Mr Khoshroo ended his presentation by vaunting his country’s economic promise. ‘Foreign oil and gas companies’, he said, were ‘welcome in all sectors of production’. Here, he said, Iran looks especially to Europe, naming a list of shared interests that none the less largely fails to go beyond the usual fare of modern international cooperation—economic development, energy security, terrorism, the environment. (Beholden to ‘Iranophobia’, the United States is apparently less well placed to seize these opportunities.) Aware of the audience he was addressing, but also doing justice to what appears to have been Rome’s persistently pragmatic approach to his country, he thought Italy understood the ‘new Iran’ better than most. ‘Now is the golden opportunity’, he said, ‘for realizing a new chapter in Iran’s history’; and together ‘Iran and Europe can create a better life for their peoples and combat insecurity in the world.’

Such cooperation is an admirable vision. And if the confrontations of the Ahmedinajad era really are over, that can only be a good thing. But in the end, Mr Khoshroo delivered a rendition of why Iran has always mattered so much to the West. The fulcrum between East and West since antiquity, Iran’s location makes it an indispensable element in strategic planning from the eastern Mediterranean to the upper reaches of the Indian Subcontinent and Russia’s Central Asian underbelly. Geopolitically, it can’t be ignored. And, whatever advances are made in shale extraction and alternative energy technologies, Mr Khoshroo is surely right to claim that his country’s impressive store of hydrocarbons will make it an essential player in world energy markets for years to come. The irony is that the combination of oil and a pivotal geographical location has always troubled Iran’s relationship with the global power with the greatest interest in both—the United States.

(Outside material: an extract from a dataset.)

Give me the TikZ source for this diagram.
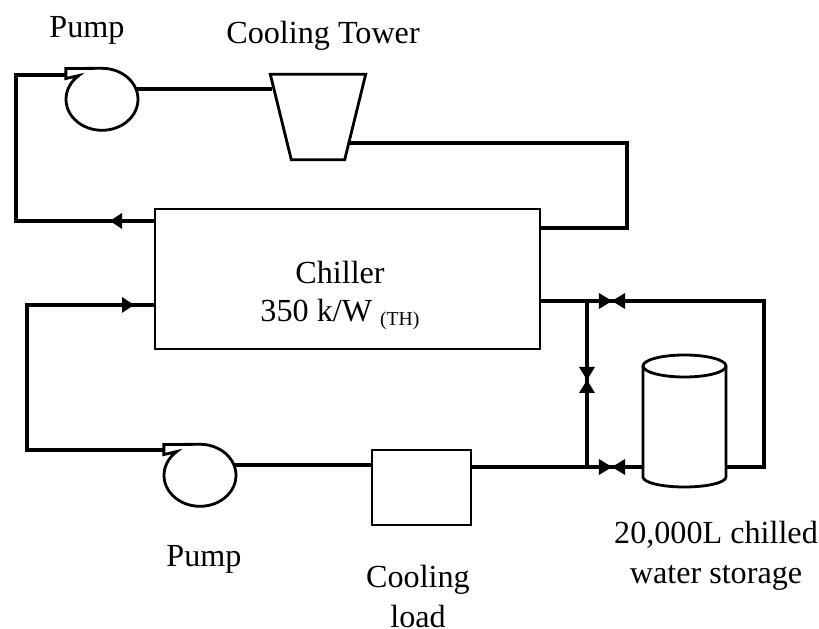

Iran’s problem has never been that it doesn’t matter enough; it’s that it matters too much. Under such conditions, ‘moderation’ seems to be a difficult path to tread—and a sign perhaps that the Iranians still haven’t made up their minds about how much of the world’s attention they really want and on what terms—the reliable partner Mr Koshroo claims it wants to be? or the regional bully an independent nuclear arsenal would make it? Stressing his country’s centrality, Mr Khoshroo claims the ‘terrible consequences’ of the United States’ confused Middle Eastern policies (read: Syria) are just a ‘bi-product’ of its confused policy towards Iran. Perhaps. But the confusion would at least seem to be mutual: the more Iran matters, the greater the pull it will towards even deeper engagement with the ‘Great Satan’. For all the talk of ‘moderation’, the real question remains unanswered: if Iran really wants to be the West’s strategic partner and its natural endowments make it an energy superpower, what is its nuclear programme for? To that, Mr Koshroo seemed to have no answer.